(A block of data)

════════════════

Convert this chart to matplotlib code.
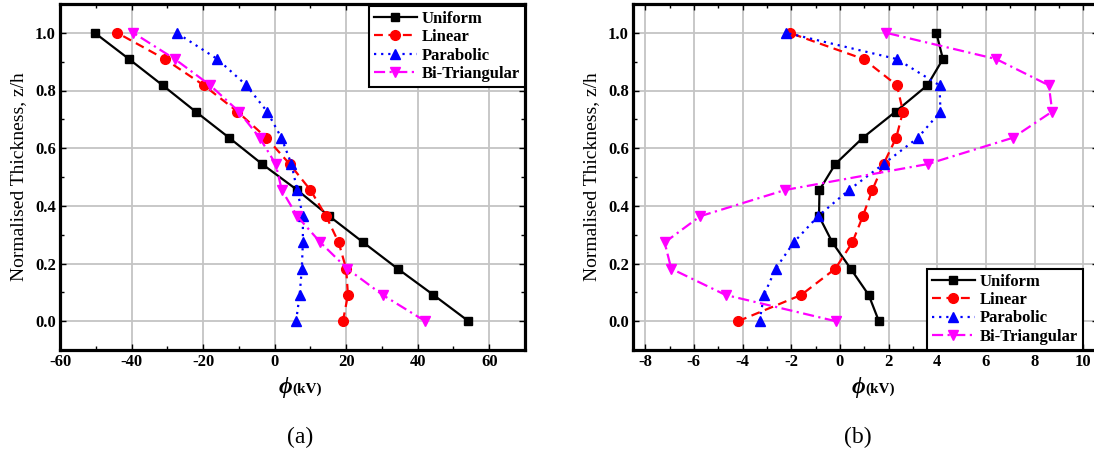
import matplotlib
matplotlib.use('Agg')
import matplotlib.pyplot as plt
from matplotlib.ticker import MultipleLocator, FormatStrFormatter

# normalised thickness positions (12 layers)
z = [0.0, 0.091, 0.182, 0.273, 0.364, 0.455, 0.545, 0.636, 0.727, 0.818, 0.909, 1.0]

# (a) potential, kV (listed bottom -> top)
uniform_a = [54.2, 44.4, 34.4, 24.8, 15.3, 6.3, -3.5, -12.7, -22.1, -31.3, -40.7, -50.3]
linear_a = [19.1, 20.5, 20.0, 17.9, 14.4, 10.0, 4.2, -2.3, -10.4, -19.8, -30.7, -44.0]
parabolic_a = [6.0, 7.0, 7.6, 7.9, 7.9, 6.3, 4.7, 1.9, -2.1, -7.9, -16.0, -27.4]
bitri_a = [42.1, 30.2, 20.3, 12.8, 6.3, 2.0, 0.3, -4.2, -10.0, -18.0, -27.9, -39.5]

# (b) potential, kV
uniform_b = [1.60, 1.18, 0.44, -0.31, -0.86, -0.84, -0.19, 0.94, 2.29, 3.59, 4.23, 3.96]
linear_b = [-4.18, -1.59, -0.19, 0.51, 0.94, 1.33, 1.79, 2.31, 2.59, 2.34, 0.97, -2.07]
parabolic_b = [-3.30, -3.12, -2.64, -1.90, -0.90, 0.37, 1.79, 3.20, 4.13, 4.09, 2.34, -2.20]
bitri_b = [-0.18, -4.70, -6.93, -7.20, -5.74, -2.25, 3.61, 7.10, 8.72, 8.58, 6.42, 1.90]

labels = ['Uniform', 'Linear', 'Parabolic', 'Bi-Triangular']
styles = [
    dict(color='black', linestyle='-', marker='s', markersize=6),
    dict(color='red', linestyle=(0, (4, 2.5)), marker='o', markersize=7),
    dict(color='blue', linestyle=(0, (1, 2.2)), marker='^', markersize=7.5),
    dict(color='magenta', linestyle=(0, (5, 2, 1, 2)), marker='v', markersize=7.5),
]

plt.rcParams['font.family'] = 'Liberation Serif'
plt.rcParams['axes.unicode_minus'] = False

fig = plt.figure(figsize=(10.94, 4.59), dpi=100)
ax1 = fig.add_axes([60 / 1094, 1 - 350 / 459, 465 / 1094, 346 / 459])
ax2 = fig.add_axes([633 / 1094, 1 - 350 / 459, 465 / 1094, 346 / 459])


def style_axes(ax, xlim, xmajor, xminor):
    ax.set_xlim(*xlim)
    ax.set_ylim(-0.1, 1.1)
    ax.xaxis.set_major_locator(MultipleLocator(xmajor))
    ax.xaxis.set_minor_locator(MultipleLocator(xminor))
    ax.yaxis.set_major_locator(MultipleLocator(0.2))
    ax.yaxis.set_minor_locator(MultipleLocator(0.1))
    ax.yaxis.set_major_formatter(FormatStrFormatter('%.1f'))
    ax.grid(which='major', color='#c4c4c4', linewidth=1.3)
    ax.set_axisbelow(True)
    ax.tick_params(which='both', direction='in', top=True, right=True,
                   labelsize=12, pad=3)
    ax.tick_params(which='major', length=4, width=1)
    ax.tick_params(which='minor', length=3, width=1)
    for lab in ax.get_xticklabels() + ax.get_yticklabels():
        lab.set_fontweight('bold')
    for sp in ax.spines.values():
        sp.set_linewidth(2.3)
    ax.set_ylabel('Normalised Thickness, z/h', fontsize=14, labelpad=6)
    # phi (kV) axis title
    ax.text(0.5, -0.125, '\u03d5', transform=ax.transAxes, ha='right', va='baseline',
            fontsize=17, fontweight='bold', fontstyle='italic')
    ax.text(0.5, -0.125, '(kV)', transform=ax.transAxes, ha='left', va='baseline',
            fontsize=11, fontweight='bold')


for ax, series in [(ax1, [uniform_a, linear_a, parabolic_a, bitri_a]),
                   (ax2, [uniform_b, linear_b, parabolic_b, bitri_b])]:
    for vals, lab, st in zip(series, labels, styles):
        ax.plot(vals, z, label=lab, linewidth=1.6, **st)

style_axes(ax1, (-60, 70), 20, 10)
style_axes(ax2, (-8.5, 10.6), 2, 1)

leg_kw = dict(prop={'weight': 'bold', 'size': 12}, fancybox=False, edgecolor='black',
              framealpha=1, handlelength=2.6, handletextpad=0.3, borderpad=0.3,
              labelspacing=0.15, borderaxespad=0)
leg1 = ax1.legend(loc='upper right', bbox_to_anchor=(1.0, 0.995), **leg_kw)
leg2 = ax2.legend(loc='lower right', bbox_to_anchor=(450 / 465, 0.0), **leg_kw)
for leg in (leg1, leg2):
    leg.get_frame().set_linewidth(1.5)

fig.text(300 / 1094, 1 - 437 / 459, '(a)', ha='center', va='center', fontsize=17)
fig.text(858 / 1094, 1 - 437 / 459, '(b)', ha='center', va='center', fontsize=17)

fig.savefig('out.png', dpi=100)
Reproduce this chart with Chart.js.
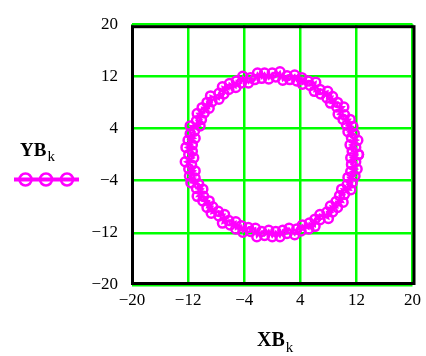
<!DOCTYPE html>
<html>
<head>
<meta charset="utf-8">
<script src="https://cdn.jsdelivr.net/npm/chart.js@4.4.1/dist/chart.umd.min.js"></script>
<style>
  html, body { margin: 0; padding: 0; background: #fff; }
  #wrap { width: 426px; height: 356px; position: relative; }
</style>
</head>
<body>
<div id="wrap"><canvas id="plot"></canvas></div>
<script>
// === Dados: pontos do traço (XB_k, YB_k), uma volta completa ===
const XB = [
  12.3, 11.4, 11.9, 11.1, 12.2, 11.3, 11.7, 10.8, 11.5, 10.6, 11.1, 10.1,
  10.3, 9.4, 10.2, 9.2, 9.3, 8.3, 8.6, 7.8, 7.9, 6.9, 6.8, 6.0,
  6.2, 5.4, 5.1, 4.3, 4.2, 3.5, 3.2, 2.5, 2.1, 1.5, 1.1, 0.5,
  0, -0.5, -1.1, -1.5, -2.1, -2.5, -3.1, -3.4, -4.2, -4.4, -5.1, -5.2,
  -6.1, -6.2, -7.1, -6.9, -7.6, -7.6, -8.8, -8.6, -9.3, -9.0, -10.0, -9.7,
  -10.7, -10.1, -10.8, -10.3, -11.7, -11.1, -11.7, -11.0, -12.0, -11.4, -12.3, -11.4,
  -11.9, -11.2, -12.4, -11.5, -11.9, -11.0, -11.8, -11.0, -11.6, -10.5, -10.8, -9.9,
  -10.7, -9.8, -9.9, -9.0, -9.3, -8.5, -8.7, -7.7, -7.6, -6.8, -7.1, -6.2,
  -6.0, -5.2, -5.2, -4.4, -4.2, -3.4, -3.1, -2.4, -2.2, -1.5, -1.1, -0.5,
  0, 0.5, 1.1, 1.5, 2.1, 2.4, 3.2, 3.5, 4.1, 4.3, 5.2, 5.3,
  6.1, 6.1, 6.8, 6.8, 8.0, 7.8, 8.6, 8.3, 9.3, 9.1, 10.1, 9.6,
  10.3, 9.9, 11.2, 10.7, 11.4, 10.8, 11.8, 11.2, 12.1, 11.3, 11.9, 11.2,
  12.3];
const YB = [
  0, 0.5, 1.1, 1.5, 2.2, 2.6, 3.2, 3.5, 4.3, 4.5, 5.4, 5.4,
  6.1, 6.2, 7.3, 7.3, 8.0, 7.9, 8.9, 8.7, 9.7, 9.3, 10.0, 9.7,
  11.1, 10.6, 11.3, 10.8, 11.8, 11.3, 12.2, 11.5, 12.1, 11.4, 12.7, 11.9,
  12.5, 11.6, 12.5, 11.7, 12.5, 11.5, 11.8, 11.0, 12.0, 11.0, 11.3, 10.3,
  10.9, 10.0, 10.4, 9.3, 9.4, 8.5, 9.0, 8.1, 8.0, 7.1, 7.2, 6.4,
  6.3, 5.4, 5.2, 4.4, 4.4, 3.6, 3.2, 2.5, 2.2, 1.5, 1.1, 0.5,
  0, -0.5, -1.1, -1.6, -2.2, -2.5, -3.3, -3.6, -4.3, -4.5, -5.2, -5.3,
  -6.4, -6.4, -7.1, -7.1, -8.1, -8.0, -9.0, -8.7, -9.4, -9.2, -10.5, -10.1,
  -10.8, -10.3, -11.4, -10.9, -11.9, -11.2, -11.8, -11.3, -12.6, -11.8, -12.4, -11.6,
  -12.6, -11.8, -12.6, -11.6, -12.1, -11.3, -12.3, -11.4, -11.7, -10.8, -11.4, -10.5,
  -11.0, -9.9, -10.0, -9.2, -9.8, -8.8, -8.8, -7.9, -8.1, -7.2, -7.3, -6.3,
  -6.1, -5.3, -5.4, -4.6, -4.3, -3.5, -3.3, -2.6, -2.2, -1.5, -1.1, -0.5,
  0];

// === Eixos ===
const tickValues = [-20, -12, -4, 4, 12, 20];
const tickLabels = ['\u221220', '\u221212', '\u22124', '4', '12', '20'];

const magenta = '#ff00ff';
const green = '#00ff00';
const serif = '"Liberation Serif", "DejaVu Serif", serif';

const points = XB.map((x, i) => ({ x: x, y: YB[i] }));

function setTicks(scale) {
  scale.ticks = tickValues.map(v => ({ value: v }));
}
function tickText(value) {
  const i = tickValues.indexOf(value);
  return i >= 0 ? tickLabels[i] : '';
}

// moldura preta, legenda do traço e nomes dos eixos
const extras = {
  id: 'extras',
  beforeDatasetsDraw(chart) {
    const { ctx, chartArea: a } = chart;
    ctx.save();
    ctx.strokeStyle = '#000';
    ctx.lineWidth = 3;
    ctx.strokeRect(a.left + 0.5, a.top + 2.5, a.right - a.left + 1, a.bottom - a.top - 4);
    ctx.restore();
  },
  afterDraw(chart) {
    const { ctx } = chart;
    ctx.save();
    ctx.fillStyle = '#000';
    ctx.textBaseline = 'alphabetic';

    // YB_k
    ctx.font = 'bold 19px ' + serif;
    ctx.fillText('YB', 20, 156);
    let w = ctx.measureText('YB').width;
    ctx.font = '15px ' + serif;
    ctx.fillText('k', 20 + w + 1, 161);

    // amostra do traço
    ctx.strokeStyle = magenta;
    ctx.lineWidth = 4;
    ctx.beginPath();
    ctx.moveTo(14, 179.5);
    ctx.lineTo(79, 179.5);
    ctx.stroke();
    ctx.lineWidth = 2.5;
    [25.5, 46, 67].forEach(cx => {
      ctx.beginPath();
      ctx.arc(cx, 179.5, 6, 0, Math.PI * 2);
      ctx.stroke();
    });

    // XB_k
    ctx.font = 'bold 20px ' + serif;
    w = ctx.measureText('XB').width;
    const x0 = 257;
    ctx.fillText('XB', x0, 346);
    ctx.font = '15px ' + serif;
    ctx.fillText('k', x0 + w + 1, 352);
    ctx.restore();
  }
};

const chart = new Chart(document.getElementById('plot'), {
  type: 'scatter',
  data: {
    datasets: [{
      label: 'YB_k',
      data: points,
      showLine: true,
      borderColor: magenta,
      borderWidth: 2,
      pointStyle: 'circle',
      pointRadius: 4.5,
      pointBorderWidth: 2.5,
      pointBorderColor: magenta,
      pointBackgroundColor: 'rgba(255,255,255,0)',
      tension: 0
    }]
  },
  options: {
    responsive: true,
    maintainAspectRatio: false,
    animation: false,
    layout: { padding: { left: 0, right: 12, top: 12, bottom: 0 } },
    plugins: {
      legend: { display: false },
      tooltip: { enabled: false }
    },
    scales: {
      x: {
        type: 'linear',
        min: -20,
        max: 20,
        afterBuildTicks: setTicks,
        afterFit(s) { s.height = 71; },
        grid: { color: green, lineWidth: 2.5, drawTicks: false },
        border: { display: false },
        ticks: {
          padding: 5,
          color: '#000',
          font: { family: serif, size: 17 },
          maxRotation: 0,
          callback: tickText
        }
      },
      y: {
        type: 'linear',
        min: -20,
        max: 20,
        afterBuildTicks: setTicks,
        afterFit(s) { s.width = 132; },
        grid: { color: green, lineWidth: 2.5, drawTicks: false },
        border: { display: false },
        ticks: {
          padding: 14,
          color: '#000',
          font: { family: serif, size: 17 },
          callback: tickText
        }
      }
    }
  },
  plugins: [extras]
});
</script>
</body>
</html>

════════════════

AIM:
Your task is to repeat the opening line of the entries above and each line after it, ending with the line that has "ax2 = fig.add_axes([633". Do not include the pictures.

CORRECT ANSWER:
Convert this chart to matplotlib code.
import matplotlib
matplotlib.use('Agg')
import matplotlib.pyplot as plt
from matplotlib.ticker import MultipleLocator, FormatStrFormatter

# normalised thickness positions (12 layers)
z = [0.0, 0.091, 0.182, 0.273, 0.364, 0.455, 0.545, 0.636, 0.727, 0.818, 0.909, 1.0]

# (a) potential, kV (listed bottom -> top)
uniform_a = [54.2, 44.4, 34.4, 24.8, 15.3, 6.3, -3.5, -12.7, -22.1, -31.3, -40.7, -50.3]
linear_a = [19.1, 20.5, 20.0, 17.9, 14.4, 10.0, 4.2, -2.3, -10.4, -19.8, -30.7, -44.0]
parabolic_a = [6.0, 7.0, 7.6, 7.9, 7.9, 6.3, 4.7, 1.9, -2.1, -7.9, -16.0, -27.4]
bitri_a = [42.1, 30.2, 20.3, 12.8, 6.3, 2.0, 0.3, -4.2, -10.0, -18.0, -27.9, -39.5]

# (b) potential, kV
uniform_b = [1.60, 1.18, 0.44, -0.31, -0.86, -0.84, -0.19, 0.94, 2.29, 3.59, 4.23, 3.96]
linear_b = [-4.18, -1.59, -0.19, 0.51, 0.94, 1.33, 1.79, 2.31, 2.59, 2.34, 0.97, -2.07]
parabolic_b = [-3.30, -3.12, -2.64, -1.90, -0.90, 0.37, 1.79, 3.20, 4.13, 4.09, 2.34, -2.20]
bitri_b = [-0.18, -4.70, -6.93, -7.20, -5.74, -2.25, 3.61, 7.10, 8.72, 8.58, 6.42, 1.90]

labels = ['Uniform', 'Linear', 'Parabolic', 'Bi-Triangular']
styles = [
    dict(color='black', linestyle='-', marker='s', markersize=6),
    dict(color='red', linestyle=(0, (4, 2.5)), marker='o', markersize=7),
    dict(color='blue', linestyle=(0, (1, 2.2)), marker='^', markersize=7.5),
    dict(color='magenta', linestyle=(0, (5, 2, 1, 2)), marker='v', markersize=7.5),
]

plt.rcParams['font.family'] = 'Liberation Serif'
plt.rcParams['axes.unicode_minus'] = False

fig = plt.figure(figsize=(10.94, 4.59), dpi=100)
ax1 = fig.add_axes([60 / 1094, 1 - 350 / 459, 465 / 1094, 346 / 459])
ax2 = fig.add_axes([633 / 1094, 1 - 350 / 459, 465 / 1094, 346 / 459])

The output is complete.